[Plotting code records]
___

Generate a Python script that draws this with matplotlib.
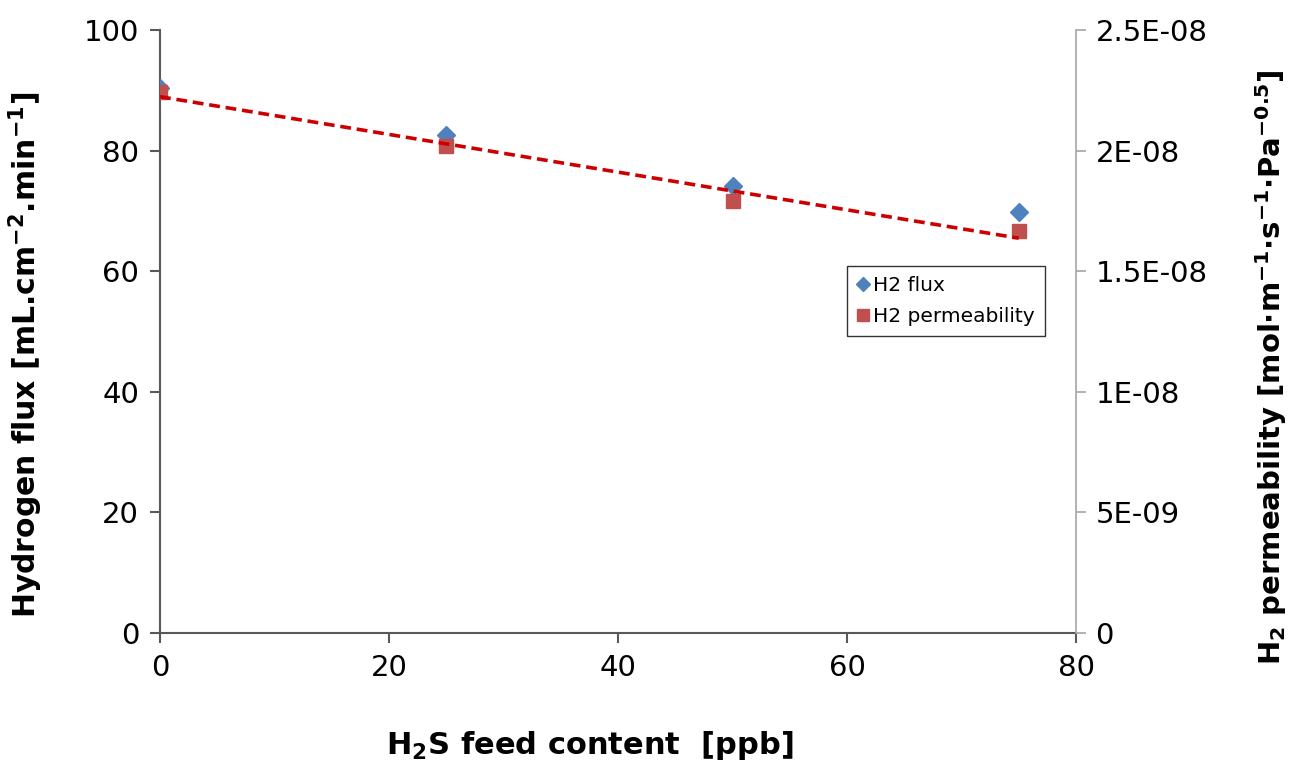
import numpy as np
import matplotlib
matplotlib.use("Agg")
import matplotlib.pyplot as plt
from matplotlib.lines import Line2D

plt.rcParams['font.family'] = ['DejaVu Sans']
plt.rcParams['mathtext.fontset'] = 'dejavusans'
plt.rcParams['mathtext.default'] = 'bf'

# Data
h2s_ppb = [0, 25, 50, 75]
h2_flux = [90.3, 82.6, 74.1, 69.8]                     # mL.cm-2.min-1
h2_perm = [2.243e-8, 2.020e-8, 1.790e-8, 1.668e-8]     # mol m-1 s-1 Pa-0.5

x_ticks = [0, 20, 40, 60, 80]
y_left_ticks = [0, 20, 40, 60, 80, 100]
y_right_ticks = [0, 5e-9, 1e-8, 1.5e-8, 2e-8, 2.5e-8]
y_right_labels = ['0', '5E-09', '1E-08', '1.5E-08', '2E-08', '2.5E-08']

fig = plt.figure(figsize=(12.92, 7.64), dpi=100)
ax = fig.add_axes([160/1292, 1-633/764, (1076-160)/1292, (633-30)/764])
ax2 = ax.twinx()

ax.set_xlim(0, 80)
ax.set_ylim(0, 100)
ax2.set_ylim(0, 2.5e-8)

# trend line (linear fit of permeability)
coef = np.polyfit(h2s_ppb, h2_perm, 1)
xf = np.array([h2s_ppb[0], h2s_ppb[-1]])
ax2.plot(xf, np.polyval(coef, xf), linestyle=(0, (3, 1.6)), color='#CC0000',
         linewidth=2.6, zorder=4)

ax.plot(h2s_ppb, h2_flux, linestyle='none', marker='D', markersize=9,
        color='#4F81BD', markeredgecolor='#4F81BD', zorder=3)
ax2.plot(h2s_ppb, h2_perm, linestyle='none', marker='s', markersize=10,
         color='#C0504D', markeredgecolor='#C0504D', zorder=3)

ax.set_xticks(x_ticks)
ax.set_yticks(y_left_ticks)
ax2.set_yticks(y_right_ticks)
ax2.set_yticklabels(y_right_labels)

for a in (ax, ax2):
    a.spines['top'].set_visible(False)
ax.spines['left'].set_color('#595959')
ax.spines['bottom'].set_color('#595959')
ax.spines['left'].set_linewidth(1.5)
ax.spines['bottom'].set_linewidth(1.5)
ax2.spines['left'].set_visible(False)
ax2.spines['bottom'].set_visible(False)
ax2.spines['right'].set_color('#A6A6A6')
ax2.spines['right'].set_linewidth(1.2)
ax.spines['right'].set_visible(False)

ax.tick_params(axis='both', direction='out', length=7, width=1.5, color='#595959',
               labelsize=21, pad=8)
ax2.tick_params(axis='y', direction='out', length=7, width=1.2, color='#A6A6A6',
                labelsize=21, pad=7)

ax.set_xlabel(r'H$_{2}$S feed content  [ppb]', fontsize=22, fontweight='bold')
ax.xaxis.set_label_coords((590-160)/916, -(729-633)/603)
ax.set_ylabel(r'Hydrogen flux [mL.cm$^{-2}$.min$^{-1}$]', fontsize=21.5, fontweight='bold')
ax.yaxis.set_label_coords(-(160-45)/916, (633-355)/603)
ax2.set_ylabel(r'H$_{2}$ permeability [mol$\cdot$m$^{-1}$$\cdot$s$^{-1}$$\cdot$Pa$^{-0.5}$]',
               fontsize=21, fontweight='bold', rotation=90)
ax2.yaxis.set_label_coords(1 + (1253-1076)/916, (633-367)/603)

handles = [Line2D([], [], linestyle='none', marker='D', markersize=7, color='#4F81BD'),
           Line2D([], [], linestyle='none', marker='s', markersize=9, color='#C0504D')]
leg = ax2.legend(handles, ['H2 flux', 'H2 permeability'], loc='upper left',
                 bbox_to_anchor=((847-160)/916, (633-266)/603), fontsize=14.5,
                 frameon=True, fancybox=False, handlelength=0.6, handletextpad=0.2,
                 borderpad=0.5, labelspacing=0.6, borderaxespad=0)
leg.get_frame().set_edgecolor('black')
leg.get_frame().set_linewidth(1.0)

fig.savefig('out.png', dpi=100, facecolor='white')
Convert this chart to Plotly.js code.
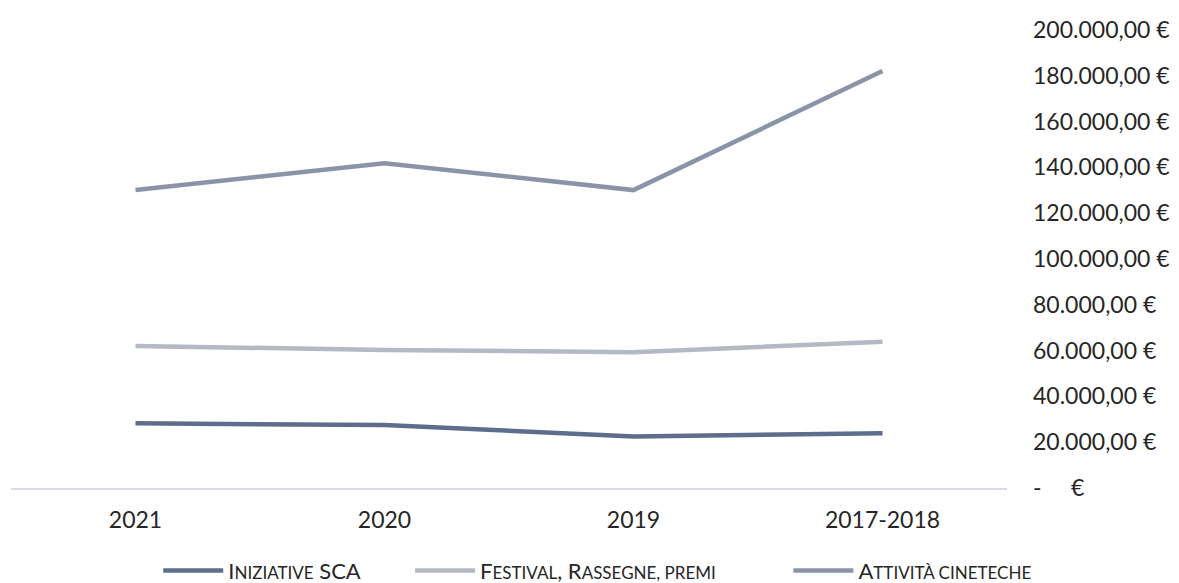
<!DOCTYPE html>
<html>
<head>
<meta charset="utf-8">
<script src="https://cdn.plot.ly/plotly-3.0.1.min.js"></script>
<style>
  html, body { margin: 0; padding: 0; background: #ffffff; }
  #chart { width: 1179px; height: 583px; }
</style>
</head>
<body>
<div id="chart"></div>
<script>
// ---- data ----
const categories = ["2021", "2020", "2019", "2017-2018"];
const iniziativeSCA = [28250, 27500, 22500, 23900];
const festivalRassegnePremi = [62000, 60300, 59300, 63900];
const attivitaCineteche = [130100, 141800, 130100, 182100];

const NB = "\u00a0";
const seriesNames = [
  'I<span style="font-size:17px">NIZIATIVE</span> SCA' + NB.repeat(8),
  'F<span style="font-size:17px">ESTIVAL</span>, R<span style="font-size:17px">ASSEGNE, PREMI</span>' + NB.repeat(12),
  'A<span style="font-size:17px">TTIVITÀ CINETECHE</span>'
];
const seriesColors = ["#5f6d8c", "#b4b9c4", "#8a93a7"];

const yTickValues = [0, 20000, 40000, 60000, 80000, 100000, 120000, 140000, 160000, 180000, 200000];
const yTickLabels = ["-\u00a0\u00a0\u00a0\u00a0\u00a0€", "20.000,00 €", "40.000,00 €", "60.000,00 €", "80.000,00 €",
  "100.000,00 €", "120.000,00 €", "140.000,00 €", "160.000,00 €", "180.000,00 €", "200.000,00 €"];

const seriesValues = [iniziativeSCA, festivalRassegnePremi, attivitaCineteche];

const FONT = "Lato, 'Open Sans', sans-serif";

const traces = seriesValues.map((vals, i) => ({
  type: "scatter",
  mode: "lines",
  x: categories,
  y: vals,
  name: seriesNames[i],
  line: { color: seriesColors[i], width: 4.5 },
  hoverinfo: "x+y"
}));

const layout = {
  width: 1179,
  height: 583,
  margin: { l: 11, r: 172, t: 30, b: 95 },
  paper_bgcolor: "#ffffff",
  plot_bgcolor: "#ffffff",
  font: { family: FONT, size: 22, color: "#262626" },
  showlegend: true,
  xaxis: {
    type: "category",
    range: [-0.5, 3.5],
    showgrid: false,
    zeroline: false,
    showline: true,
    linecolor: "#d9dce4",
    linewidth: 1.5,
    ticks: "",
    tickfont: { family: FONT, size: 23, color: "#262626" },
    ticklabelstandoff: 11,
    fixedrange: true
  },
  yaxis: {
    side: "right",
    range: [0, 200000],
    tickvals: yTickValues,
    ticktext: yTickLabels,
    showgrid: false,
    zeroline: false,
    showline: false,
    ticks: "",
    ticklabelstandoff: 25,
    tickfont: { family: FONT, size: 23, color: "#262626" },
    fixedrange: true
  },
  legend: {
    orientation: "h",
    xref: "container",
    yref: "container",
    x: 0.507,
    xanchor: "center",
    y: 0.021,
    yanchor: "middle",
    font: { family: FONT, size: 22, color: "#262626" },
    itemwidth: 60,
    tracegroupgap: 0,
    bgcolor: "rgba(0,0,0,0)"
  }
};

Plotly.newPlot("chart", traces, layout, { displayModeBar: false, staticPlot: true });
</script>
</body>
</html>
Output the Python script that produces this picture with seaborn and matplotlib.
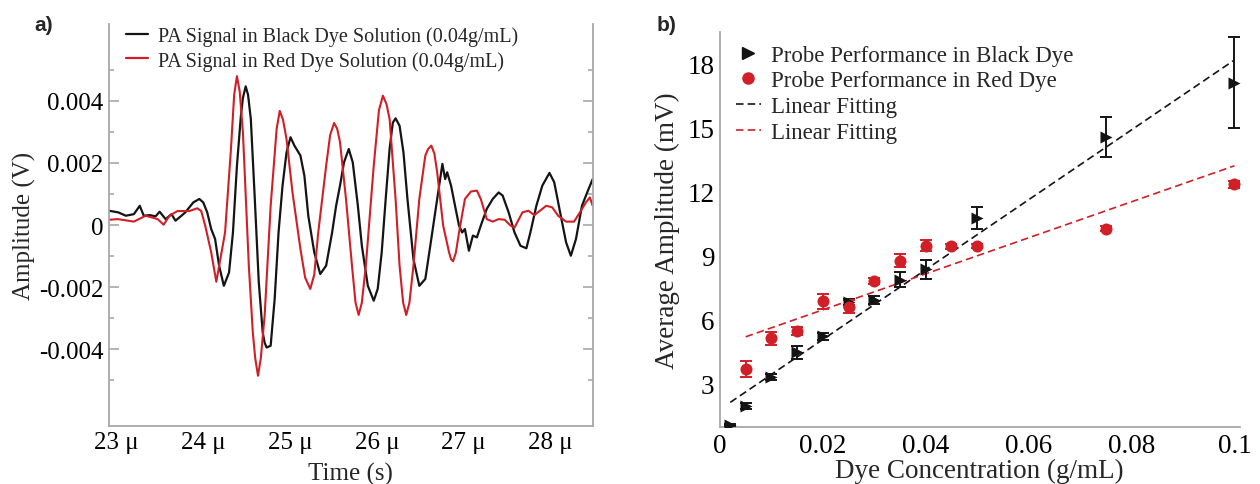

___

= Job =
Copy all the data exactly as written, but skip any picture.

= The output =
Generate a Python script that draws this with matplotlib.
import numpy as np
import matplotlib
matplotlib.use("Agg")
import matplotlib.pyplot as plt
from matplotlib.lines import Line2D

plt.rcParams['font.family'] = ['DejaVu Sans']
plt.rcParams['mathtext.fontset'] = 'dejavusans'
plt.rcParams['mathtext.default'] = 'bf'

# Data
h2s_ppb = [0, 25, 50, 75]
h2_flux = [90.3, 82.6, 74.1, 69.8]                     # mL.cm-2.min-1
h2_perm = [2.243e-8, 2.020e-8, 1.790e-8, 1.668e-8]     # mol m-1 s-1 Pa-0.5

x_ticks = [0, 20, 40, 60, 80]
y_left_ticks = [0, 20, 40, 60, 80, 100]
y_right_ticks = [0, 5e-9, 1e-8, 1.5e-8, 2e-8, 2.5e-8]
y_right_labels = ['0', '5E-09', '1E-08', '1.5E-08', '2E-08', '2.5E-08']

fig = plt.figure(figsize=(12.92, 7.64), dpi=100)
ax = fig.add_axes([160/1292, 1-633/764, (1076-160)/1292, (633-30)/764])
ax2 = ax.twinx()

ax.set_xlim(0, 80)
ax.set_ylim(0, 100)
ax2.set_ylim(0, 2.5e-8)

# trend line (linear fit of permeability)
coef = np.polyfit(h2s_ppb, h2_perm, 1)
xf = np.array([h2s_ppb[0], h2s_ppb[-1]])
ax2.plot(xf, np.polyval(coef, xf), linestyle=(0, (3, 1.6)), color='#CC0000',
         linewidth=2.6, zorder=4)

ax.plot(h2s_ppb, h2_flux, linestyle='none', marker='D', markersize=9,
        color='#4F81BD', markeredgecolor='#4F81BD', zorder=3)
ax2.plot(h2s_ppb, h2_perm, linestyle='none', marker='s', markersize=10,
         color='#C0504D', markeredgecolor='#C0504D', zorder=3)

ax.set_xticks(x_ticks)
ax.set_yticks(y_left_ticks)
ax2.set_yticks(y_right_ticks)
ax2.set_yticklabels(y_right_labels)

for a in (ax, ax2):
    a.spines['top'].set_visible(False)
ax.spines['left'].set_color('#595959')
ax.spines['bottom'].set_color('#595959')
ax.spines['left'].set_linewidth(1.5)
ax.spines['bottom'].set_linewidth(1.5)
ax2.spines['left'].set_visible(False)
ax2.spines['bottom'].set_visible(False)
ax2.spines['right'].set_color('#A6A6A6')
ax2.spines['right'].set_linewidth(1.2)
ax.spines['right'].set_visible(False)

ax.tick_params(axis='both', direction='out', length=7, width=1.5, color='#595959',
               labelsize=21, pad=8)
ax2.tick_params(axis='y', direction='out', length=7, width=1.2, color='#A6A6A6',
                labelsize=21, pad=7)

ax.set_xlabel(r'H$_{2}$S feed content  [ppb]', fontsize=22, fontweight='bold')
ax.xaxis.set_label_coords((590-160)/916, -(729-633)/603)
ax.set_ylabel(r'Hydrogen flux [mL.cm$^{-2}$.min$^{-1}$]', fontsize=21.5, fontweight='bold')
ax.yaxis.set_label_coords(-(160-45)/916, (633-355)/603)
ax2.set_ylabel(r'H$_{2}$ permeability [mol$\cdot$m$^{-1}$$\cdot$s$^{-1}$$\cdot$Pa$^{-0.5}$]',
               fontsize=21, fontweight='bold', rotation=90)
ax2.yaxis.set_label_coords(1 + (1253-1076)/916, (633-367)/603)

handles = [Line2D([], [], linestyle='none', marker='D', markersize=7, color='#4F81BD'),
           Line2D([], [], linestyle='none', marker='s', markersize=9, color='#C0504D')]
leg = ax2.legend(handles, ['H2 flux', 'H2 permeability'], loc='upper left',
                 bbox_to_anchor=((847-160)/916, (633-266)/603), fontsize=14.5,
                 frameon=True, fancybox=False, handlelength=0.6, handletextpad=0.2,
                 borderpad=0.5, labelspacing=0.6, borderaxespad=0)
leg.get_frame().set_edgecolor('black')
leg.get_frame().set_linewidth(1.0)

fig.savefig('out.png', dpi=100, facecolor='white')
Convert this chart to Plotly.js code.
<!DOCTYPE html>
<html>
<head>
<meta charset="utf-8">
<script src="https://cdn.plot.ly/plotly-3.0.1.min.js"></script>
<style>
  html, body { margin: 0; padding: 0; background: #ffffff; }
  #chart { width: 1179px; height: 583px; }
</style>
</head>
<body>
<div id="chart"></div>
<script>
// ---- data ----
const categories = ["2021", "2020", "2019", "2017-2018"];
const iniziativeSCA = [28250, 27500, 22500, 23900];
const festivalRassegnePremi = [62000, 60300, 59300, 63900];
const attivitaCineteche = [130100, 141800, 130100, 182100];

const NB = "\u00a0";
const seriesNames = [
  'I<span style="font-size:17px">NIZIATIVE</span> SCA' + NB.repeat(8),
  'F<span style="font-size:17px">ESTIVAL</span>, R<span style="font-size:17px">ASSEGNE, PREMI</span>' + NB.repeat(12),
  'A<span style="font-size:17px">TTIVITÀ CINETECHE</span>'
];
const seriesColors = ["#5f6d8c", "#b4b9c4", "#8a93a7"];

const yTickValues = [0, 20000, 40000, 60000, 80000, 100000, 120000, 140000, 160000, 180000, 200000];
const yTickLabels = ["-\u00a0\u00a0\u00a0\u00a0\u00a0€", "20.000,00 €", "40.000,00 €", "60.000,00 €", "80.000,00 €",
  "100.000,00 €", "120.000,00 €", "140.000,00 €", "160.000,00 €", "180.000,00 €", "200.000,00 €"];

const seriesValues = [iniziativeSCA, festivalRassegnePremi, attivitaCineteche];

const FONT = "Lato, 'Open Sans', sans-serif";

const traces = seriesValues.map((vals, i) => ({
  type: "scatter",
  mode: "lines",
  x: categories,
  y: vals,
  name: seriesNames[i],
  line: { color: seriesColors[i], width: 4.5 },
  hoverinfo: "x+y"
}));

const layout = {
  width: 1179,
  height: 583,
  margin: { l: 11, r: 172, t: 30, b: 95 },
  paper_bgcolor: "#ffffff",
  plot_bgcolor: "#ffffff",
  font: { family: FONT, size: 22, color: "#262626" },
  showlegend: true,
  xaxis: {
    type: "category",
    range: [-0.5, 3.5],
    showgrid: false,
    zeroline: false,
    showline: true,
    linecolor: "#d9dce4",
    linewidth: 1.5,
    ticks: "",
    tickfont: { family: FONT, size: 23, color: "#262626" },
    ticklabelstandoff: 11,
    fixedrange: true
  },
  yaxis: {
    side: "right",
    range: [0, 200000],
    tickvals: yTickValues,
    ticktext: yTickLabels,
    showgrid: false,
    zeroline: false,
    showline: false,
    ticks: "",
    ticklabelstandoff: 25,
    tickfont: { family: FONT, size: 23, color: "#262626" },
    fixedrange: true
  },
  legend: {
    orientation: "h",
    xref: "container",
    yref: "container",
    x: 0.507,
    xanchor: "center",
    y: 0.021,
    yanchor: "middle",
    font: { family: FONT, size: 22, color: "#262626" },
    itemwidth: 60,
    tracegroupgap: 0,
    bgcolor: "rgba(0,0,0,0)"
  }
};

Plotly.newPlot("chart", traces, layout, { displayModeBar: false, staticPlot: true });
</script>
</body>
</html>
Output the Python script that produces this picture with seaborn and matplotlib.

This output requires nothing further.